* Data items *
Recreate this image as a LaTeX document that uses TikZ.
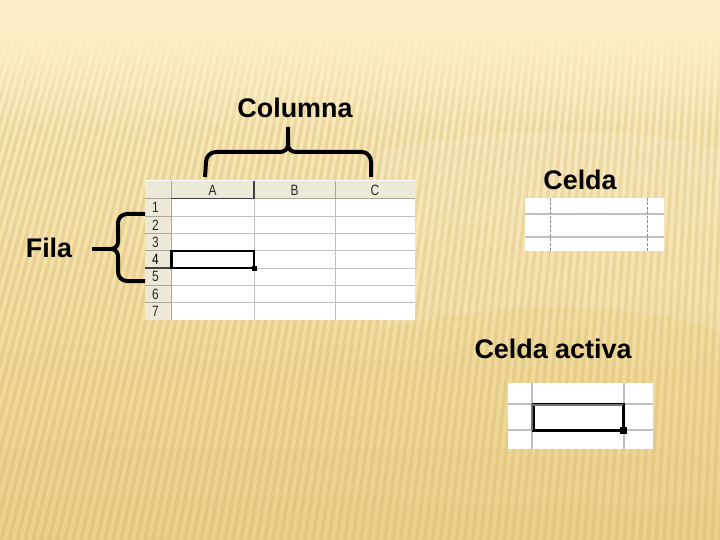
\documentclass[tikz,border=0pt]{standalone}
\usepackage{fontspec}
\setmainfont{Liberation Sans}
\definecolor{bgtop}{HTML}{FCF0C8}
\definecolor{bgmid}{HTML}{F6E2A8}
\definecolor{bgbot}{HTML}{ECD089}
\definecolor{stripec}{HTML}{D5B76A}
\definecolor{hdr}{HTML}{ECE9D8}
\definecolor{hdrline}{HTML}{ACA899}
\definecolor{gridc}{HTML}{C0C0C0}
\definecolor{txtc}{HTML}{2A2A2A}
\tikzset{
  lbl/.style={font=\fontsize{27}{30}\selectfont\bfseries, text=black, inner sep=0pt},
  hdrtxt/.style={font=\fontsize{15}{16}\selectfont, text=txtc, inner sep=0pt, xscale=0.8},
  bracepath/.style={line width=4bp, black, line cap=butt, line join=round},
  gridline/.style={gridc, line width=1bp},
  hline/.style={hdrline, line width=1bp},
  stripe/.style={stripec, line width=3.5bp, opacity=0.36}
}
\begin{document}
\begin{tikzpicture}[x=1bp, y=-1bp]
\useasboundingbox (0,0) rectangle (720,540);
% background
\shade[top color=bgtop, middle color=bgmid, bottom color=bgbot] (0,0) rectangle (720,540);
\begin{scope}
\clip (0,0) rectangle (720,540);
\foreach \i in {-20,...,100} {
  \draw[stripe] ({\i*8}, 545) -- ({\i*8*0.85+130}, 25);
}
\end{scope}
\fill[bgtop] (0,0) rectangle (720,30);
\foreach \k in {0,...,24} {
  \fill[bgtop, opacity={1-\k/25}] (0,{30+4*\k}) rectangle (720,{34+4*\k});
}
% soft lighter sweep on the right
\fill[white, opacity=0.10] (380,150) .. controls (520,120) and (650,130) .. (720,150) -- (720,330) .. controls (620,300) and (500,300) .. (380,330) -- cycle;

% ---------- spreadsheet ----------
\fill[white] (171,199) rectangle (415,320);
\fill[hdr] (145,180) rectangle (415,199);
\fill[hdr] (145,199) rectangle (171,320);
% grid lines in cells
\foreach \y in {216.3,233.6,250.9,268.1,285.4,302.7} {
  \draw[gridline] (171,\y) -- (415,\y);
  \draw[hline] (145,\y) -- (171,\y);
}
\foreach \x in {254,335} {
  \draw[gridline] (\x,199) -- (\x,320);
  \draw[hline] (\x,181) -- (\x,199);
}
\draw[hline] (171,181) -- (171,320);
\draw[hline] (145,199) -- (415,199);
\draw[white, line width=1bp] (145,180.5) -- (415,180.5);
% active column/row header marks
\draw[black!75, line width=1.6bp] (171,198.5) -- (254,198.5);
\draw[black!75, line width=1.2bp] (254,181) -- (254,199);
\draw[black!75, line width=1.6bp] (145,268.1) -- (171,268.1);
% header texts
\node[hdrtxt] (hA) at (212.5,190) {A};
\node[hdrtxt] (hB) at (294.5,190) {B};
\node[hdrtxt] (hC) at (375,190) {C};
\foreach \n/\y in {1/207.6,2/225,3/242.2,5/276.8,6/294,7/311.4} {
  \node[hdrtxt] (r\n) at (155.5,\y) {\n};
}
\node[hdrtxt, text=black] (r4) at (155.5,259.5) {4};
% active cell
\draw[black, line width=2.5bp] (171.5,251.2) rectangle (254,268.1);
\fill[black] (251.5,265.6) rectangle (256.5,270.6);

% ---------- labels ----------
\node[lbl] (columna) at (295,108) {Columna};
\node[lbl] (fila) at (49,248) {Fila};
\node[lbl] (celda) at (580,180) {Celda};
\node[lbl] (activa) at (553,349) {Celda activa};

% column brace
\coordinate (ctip) at (288,127);
\coordinate (cjoin) at (288,145);
\draw[bracepath] (ctip) -- (cjoin) to[out=-90,in=0] (280,152) -- (216,152) to[out=180,in=90] (206,162) -- (205,177);
\draw[bracepath] (cjoin) to[out=-90,in=180] (296,152) -- (362,152) to[out=0,in=90] (371,162) -- (371,177);

% row brace
\coordinate (ftip) at (111,249);
\coordinate (fdash) at (92,249);
\draw[bracepath] (145,214) -- (127,214) to[out=180,in=90] (118,223) -- (118,242) to[out=-90,in=0] (ftip) to[out=0,in=90] (118,256) -- (118,272) to[out=-90,in=180] (127,281) -- (145,281);
\draw[bracepath] (fdash) -- (ftip);

% ---------- Celda sample ----------
\fill[white] (525,198) rectangle (664,251);
\draw[gridc, line width=1.6bp] (525,214) -- (664,214);
\draw[gridc, line width=1.6bp] (525,237) -- (664,237);
\draw[black!45, line width=1bp, dash pattern=on 3bp off 1.5bp] (550,198) -- (550,251);
\draw[black!45, line width=1bp, dash pattern=on 3bp off 1.5bp] (647,198) -- (647,251);

% ---------- Celda activa sample ----------
\fill[white] (508,383) rectangle (653,449);
\draw[gridc, line width=1.6bp] (508,404) -- (653,404);
\draw[gridc, line width=1.6bp] (508,430) -- (653,430);
\draw[gridc, line width=1.2bp] (532,383) -- (532,449);
\draw[gridc, line width=1.2bp] (624,383) -- (624,449);
\draw[black, line width=3bp] (533,404) -- (533,430) -- (623,430) -- (623,404) -- cycle;
\draw[black!55, line width=2bp] (531.5,405) -- (623,405);
\draw[black!55, line width=2bp] (532,404) -- (532,430);
\fill[black] (619.5,426.5) rectangle (627,434);
\end{tikzpicture}
\end{document}
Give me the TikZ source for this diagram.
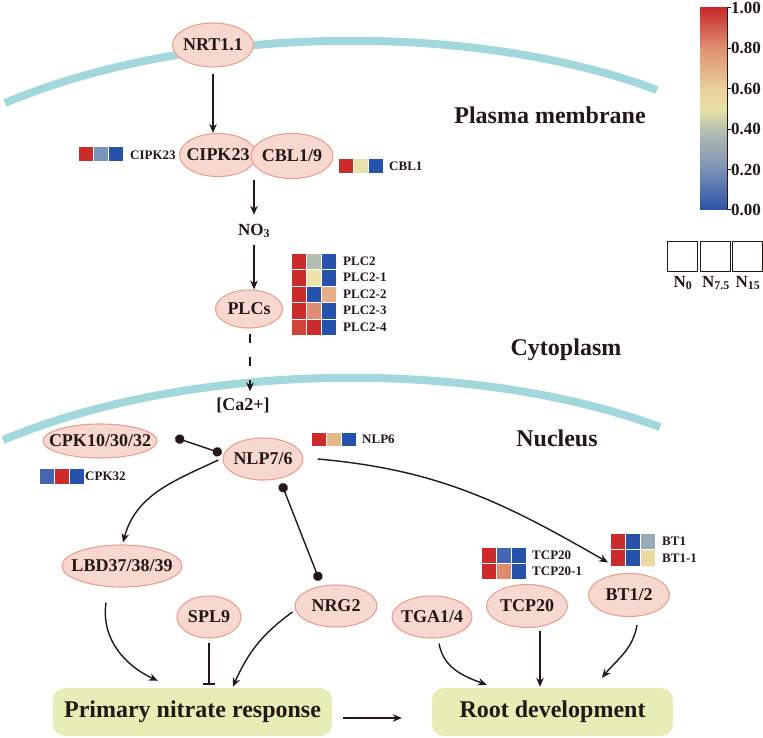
\documentclass[tikz,border=0pt]{standalone}
\usepackage{fontspec}
\setmainfont{Liberation Serif}
\usetikzlibrary{arrows.meta,calc,shapes.geometric}
\definecolor{ink}{HTML}{231815}
\definecolor{memb}{HTML}{A2D8DC}
\definecolor{genefill}{HTML}{F6D8D0}
\definecolor{genedraw}{HTML}{E9A090}
\definecolor{respfill}{HTML}{E6EDB5}
\definecolor{hr}{HTML}{CC2B2B}
\definecolor{hr2}{HTML}{D2443A}
\definecolor{hb}{HTML}{2752AC}
\definecolor{cgb}{HTML}{7B93BB}
\definecolor{cpy}{HTML}{E6E2AA}
\definecolor{cgg}{HTML}{B3BDB2}
\definecolor{cpy2}{HTML}{EDE2A8}
\definecolor{clo}{HTML}{E8AE88}
\definecolor{csal}{HTML}{E08C70}
\definecolor{cmb}{HTML}{4466B2}
\definecolor{ctan}{HTML}{E2B888}
\definecolor{csal2}{HTML}{E08A6C}
\definecolor{cgb2}{HTML}{9AAAB4}
\definecolor{cpy3}{HTML}{EADAA2}
\definecolor{cb0}{HTML}{2A52A8}
\definecolor{cb2}{HTML}{7A90B4}
\definecolor{cb4}{HTML}{B6C0B0}
\definecolor{cb5}{HTML}{E8E2A4}
\definecolor{cb6}{HTML}{EAD09A}
\definecolor{cb8}{HTML}{E09070}
\definecolor{cb10}{HTML}{C82A2A}
\pgfdeclareverticalshading{cbarshade}{100bp}{color(0bp)=(cb0); color(25bp)=(cb0); color(35bp)=(cb2); color(45bp)=(cb4); color(50bp)=(cb5); color(55bp)=(cb6); color(65bp)=(cb8); color(75bp)=(cb10); color(100bp)=(cb10)}
\newcommand\zt[1]{\makebox[0pt]{#1}}
\newcommand\hmrow[6]{%
  \filldraw[hm,fill=#4] (#1,#2) rectangle ++(15,-#3);
  \filldraw[hm,fill=#5] (#1+15,#2) rectangle ++(15,-#3);
  \filldraw[hm,fill=#6] (#1+30,#2) rectangle ++(15,-#3);}
\begin{document}
\begin{tikzpicture}[x=1pt,y=1pt,line join=round,
  gene/.style={ellipse, draw=genedraw, fill=genefill, line width=1.1pt, inner sep=0pt,
    font=\fontsize{18}{20}\selectfont\bfseries, text=ink},
  arr/.style={draw=ink, line width=1.4pt, -{Stealth[length=9pt,width=7.5pt]}},
  dasharr/.style={arr, dash pattern=on 9pt off 14pt},
  inh/.style={draw=ink, line width=1.4pt, -{Bar[width=12pt]}},
  dotline/.style={draw=ink, line width=1.4pt, {Circle[length=9.5pt]}-{Circle[length=9.5pt]}},
  membrane/.style={draw=memb, line width=8pt},
  resp/.style={rounded corners=12pt, fill=respfill, inner sep=0pt,
    font=\fontsize{24}{28}\selectfont\bfseries, text=ink},
  hm/.style={draw=white, line width=0.7pt},
  lbl/.style={anchor=west, inner sep=0pt, font=\fontsize{13}{15}\selectfont\bfseries, text=ink},
  region/.style={inner sep=0pt, font=\fontsize{24}{28}\selectfont\bfseries, text=ink},
  plain/.style={inner sep=0pt, font=\fontsize{18}{20}\selectfont\bfseries, text=ink},
  legend/.style={inner sep=0pt, font=\fontsize{17}{19}\selectfont\bfseries, text=ink}
]
\useasboundingbox (0,0) rectangle (763,737);

% membranes
\draw[membrane] (5,634) .. controls (190,712) and (470,717) .. (657,647);
\draw[membrane] (3,297) .. controls (190,375) and (470,380) .. (660,310);

% region labels
\node[region] (pm) at (550,622) {Plasma membrane};
\node[region] (cyto) at (566,387) {Cytoplasm};
\node[region] (nuc) at (557,299) {Nucleus};

% genes
\node[gene, minimum width=81pt, minimum height=44pt] (nrt) at (213,692) {\zt{NRT1.1}};
\node[gene, minimum width=77pt, minimum height=43pt] (cipk) at (218,582) {\zt{CIPK23}};
\node[gene, minimum width=82pt, minimum height=45pt] (cbl) at (292,581) {\zt{CBL1/9}};
\node[plain, font=\fontsize{17}{19}\selectfont\bfseries] (no3) at (254,506) {NO\textsubscript{3}};
\node[gene, minimum width=67pt, minimum height=38pt] (plcs) at (249,428) {\zt{PLCs}};
\node[plain] (ca) at (243,332) {[Ca2+]};
\node[gene, minimum width=114pt, minimum height=34pt] (cpk) at (100,296) {\zt{CPK10/30/32}};
\node[gene, minimum width=80pt, minimum height=42pt] (nlp) at (263,278) {\zt{NLP7/6}};
\node[gene, minimum width=120pt, minimum height=42pt] (lbd) at (122,171) {\zt{LBD37/38/39}};
\node[gene, minimum width=64pt, minimum height=42pt] (spl) at (209,120) {\zt{SPL9}};
\node[gene, minimum width=82pt, minimum height=42pt] (nrg) at (336,131) {\zt{NRG2}};
\node[gene, minimum width=80pt, minimum height=42pt] (tga) at (432,120) {\zt{TGA1/4}};
\node[gene, minimum width=81pt, minimum height=43pt] (tcp) at (527,131) {\zt{TCP20}};
\node[gene, minimum width=81pt, minimum height=43pt] (bt) at (629,142) {\zt{BT1/2}};

% response boxes
\node[resp, minimum width=279pt, minimum height=48pt] (pnr) at (192.5,25) {Primary nitrate response};
\node[resp, minimum width=241pt, minimum height=48pt] (root) at (552.5,25) {Root development};

% connectors
\draw[arr] ($(nrt.south)+(0,-6)$) -- (nrt.south |- cipk.north);
\draw[arr] ($(no3.north |- cbl.south)+(0,-1)$) -- ($(no3.north)+(0,9)$);
\draw[arr] ($(no3.south)+(0,-7)$) -- (no3.south |- plcs.north);
\draw[dasharr] ($(plcs.south)+(1,-5)$) -- ($(plcs.south |- ca.north)+(1,6)$);
\draw[dotline] ($(cpk.east)+(17.7,3.4)$) -- ($(nlp.west)+(-0.7,5.6)$);
\draw[dotline] ($(nlp.south)+(18.4,-2.8)$) -- ($(nrg.north)+(-16.4,3.8)$);
\draw[arr] ($(nlp.west)+(-4,-1)$) to[out=205,in=75] ($(lbd.north)+(1,2)$);
\draw[arr] ($(lbd.south)+(-16,-15)$) to[out=-98,in=155] ($(pnr.north west)+(105,7)$);
\draw[inh] ($(spl.south)+(0,-4)$) -- ($(spl.south |- pnr.north)+(0,3)$);
\draw[arr] ($(nrg.west)+(-2,-6)$) to[out=216,in=66] ($(pnr.north west)+(180,1)$);
\draw[arr] ($(nlp.east)+(14,0)$) to[out=-5,in=150] ($(bt.north)+(-21,10.5)$);
\draw[arr] ($(tga.south)+(7,-5)$) to[out=-80,in=160] ($(root.north west)+(55,3)$);
\draw[arr] ($(tcp.south)+(13,-3)$) -- ($(tcp.south |- root.north)+(13,1)$);
\draw[arr] ($(bt.south)+(8,-8)$) to[out=-100,in=50] ($(root.north west)+(170,10)$);
\draw[arr] ($(pnr.east)+(11,-6)$) -- ($(root.west)+(-30,-6)$);

% heat maps
\hmrow{78}{591}{15}{hr}{cgb}{hb}
\node[lbl] (lcipk) at (130,582) {CIPK23};
\hmrow{338}{579}{15}{hr}{cpy}{hb}
\node[lbl] (lcbl) at (389,571) {CBL1};
\hmrow{291}{484}{16.5}{hr}{cgg}{hb}
\hmrow{291}{467.5}{16.5}{hr}{cpy2}{hb}
\hmrow{291}{451}{16.5}{hr}{hb}{clo}
\hmrow{291}{434.5}{16.5}{hr}{csal}{hb}
\hmrow{291}{418}{16.5}{hr2}{hr}{hb}
\node[lbl] (lplc0) at (343,475.75) {PLC2};
\node[lbl] (lplc1) at (343,459.25) {PLC2-1};
\node[lbl] (lplc2) at (343,442.75) {PLC2-2};
\node[lbl] (lplc3) at (343,426.25) {PLC2-3};
\node[lbl] (lplc4) at (343,409.75) {PLC2-4};
\hmrow{39}{269}{16}{cmb}{hr}{hb}
\node[lbl] (lcpk) at (85,261) {CPK32};
\hmrow{311}{305}{14}{hr}{ctan}{hb}
\node[lbl] (lnlp) at (362,298) {NLP6};
\hmrow{481}{190}{16}{hr}{cmb}{hb}
\hmrow{481}{174}{16}{hr}{csal2}{hb}
\node[lbl] (ltcp0) at (532,182) {TCP20};
\node[lbl] (ltcp1) at (532,166) {TCP20-1};
\hmrow{610}{204}{16.5}{hr}{hb}{cgb2}
\hmrow{610}{187.5}{16.5}{hr}{hb}{cpy3}
\node[lbl] (lbt0) at (662,196) {BT1};
\node[lbl] (lbt1) at (662,179) {BT1-1};

% colour bar
\shade[shading=cbarshade] (700,527) rectangle (727,729);
\draw[ink, line width=1pt] (727,527) -- (727,729);
\foreach \v/\yy in {0.00/527,0.20/567.4,0.40/607.8,0.60/648.2,0.80/688.6,1.00/729}{
  \draw[ink, line width=1pt] (727,\yy) -- (731,\yy);
  \node[legend, anchor=west] at (731,\yy) {\v};
}

% condition legend
\draw[ink, line width=1pt] (667,495) rectangle (697,465);
\draw[ink, line width=1pt] (700,495) rectangle (730,465);
\draw[ink, line width=1pt] (732.5,495) rectangle (762.5,465);
\node[legend] (n0) at (683,454) {N\textsubscript{0}};
\node[legend] (n75) at (716,454) {N\textsubscript{7.5}};
\node[legend] (n15) at (748,454) {N\textsubscript{15}};
\end{tikzpicture}
\end{document}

* Short problem *
What is the number of lines that hold the string "this"? Give it alone.

* Complete response *
2